Monday, April 19, 1999
Bay Area projectionist puts his work in the spotlight
By Liz Garone
For 35 years, Donald Johanson has been taking people to the movies as a Bay Area projectionist for theaters like the Park and the Guild in Menlo Park. He recently talked with Staff Writer Liz Garone about the changing art of his business.
Q: Do all movies deserve equal treatment?
A: Every movie, to me, whether it's porno or anything else, deserves the best you can give it. So you can show it, present it, like the people who made it meant it to be shown. If you don't do that, you're not doing your job.
Q: Does anyone in movies today have the staying power of, say, a Clark Gable or a Bette Davis?
A: I think that whole system of people being known for over a period of years is really not there anymore.
The celebrities seem to come and go. They don't seem to have the lasting quality anymore. Maybe people's attention span isn't that long anymore. Everyone wants something new.

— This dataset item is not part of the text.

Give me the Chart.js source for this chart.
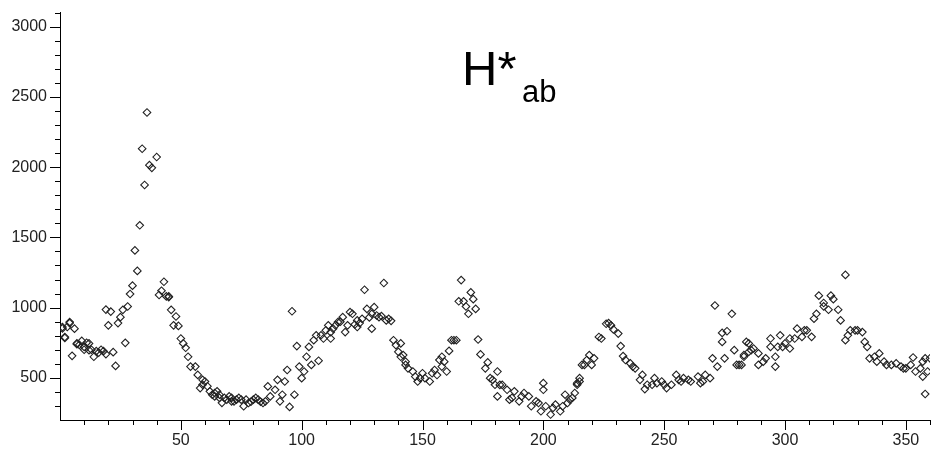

Harrison Ford (has the staying power). I met him when they did the first "Raiders." He was just a nice guy. He sat up in the booth with us, talked the whole time. He gave everything he had for those films. Almost all the actors that I've met are that way. They just love what they do, and they work hard at it.
Q: Are you a film purist, only going to see movies on the big screen? Do you ever watch them on a VCR or a DVD player?
A: I'm a purist in the sense that there are very few theaters I will go to. I pick and choose. For example, I enjoy going to the Palo Alto Square or the Shattuck in Berkeley.
I do watch movies at home. I've got a big TV. I've got an excellent sound system. I know what's out there, I know what I can get. But there are films I won't watch at home. We went to see "Elizabeth" and "Shakespeare in Love" in the theater.
Q: Project 10 years into the future. What will it mean when we say "we're going to the movies"?
A: By then, it may be digital video. When I think of movies I think of film. When the film generation goes away, the people who have seen a lot of film and are used to the feel they get from film, video probably will be much more successful.
Our children are raised on video this, video that, video TV, video here, video games. They're not going to see any difference from what they're used to when they go to the movies.
Q: How old were you when you became a projectionist?
A: I was 22.
Q: Did you always want to be one?
A: From about the time I was 10.
Q: What in particular influenced that decision?
A: I remember going to a school auditorium with my parents. They had the projector up in back of the auditorium. A man was talking about the Rockies, and he had an eagle on his arm.
His big thing was to let the eagle go to a friend of his who was sitting two seats down from us so we could watch the eagle fly.
Then he put on the movie. Watching the eagle fly in the film seemed much more dramatic to me than watching it fly in life. The film was slow motion. When the eagle spread its wings the detail was fantastic.
I got hooked on movies and on flying. Now I do both.
Q: What did your job entail when you first started?
A: Bringing the film in, then what we used to call making the film up, inspecting each reel as we went. We had two complete projectors in each booth and light systems. They were 20-minute reels. You ran 20 minutes, you did a changeover to the other film. Adjusting the sound, adjusting the lights.
The guy who taught me basically said, "The people come in, they pay the money, their money belongs to the theater, but the audience is mine."
If we did the work right, nobody knew we were there. There was a lot of show in the show business in those days. We were the end product. If we didn't do our job right, all the money they spent making the movie was for nothing.
Q: How does your job differ today?
A: There's no time to sit on a stool anymore. You're taking care of five to eight screens.
You put the film together on a big platter, like a big pizza. You put that together. When you show it, you thread it up. You push the button. You go away.
Everything's automated today. And the audience doesn't seem to care what they put up with. Stuff happens, but there's no one really there to take care of it anymore.
Q: What is the best place to see movies these days?
A: At a film festival. If you run a film out of focus, you have the producers on your neck. And everybody strives to do their best there.
Q: What is your favorite film?
A: I don't have just one. "Lawrence of Arabia" is one of my favorites. I like historical movies. But then I also love "Men in Black." I thought "Citizen Kane" was a boring film, but I like the cinematography in it. I can watch scenes from it for hours where they do the montages and the fades.
There's not a lot I don't like except for some of the real violent stuff. If that's some people's taste, that's fine. It's not mine.
You can consider me a movie nut. I like movies. It's not my life, but I enjoy them a great deal. I love what I do.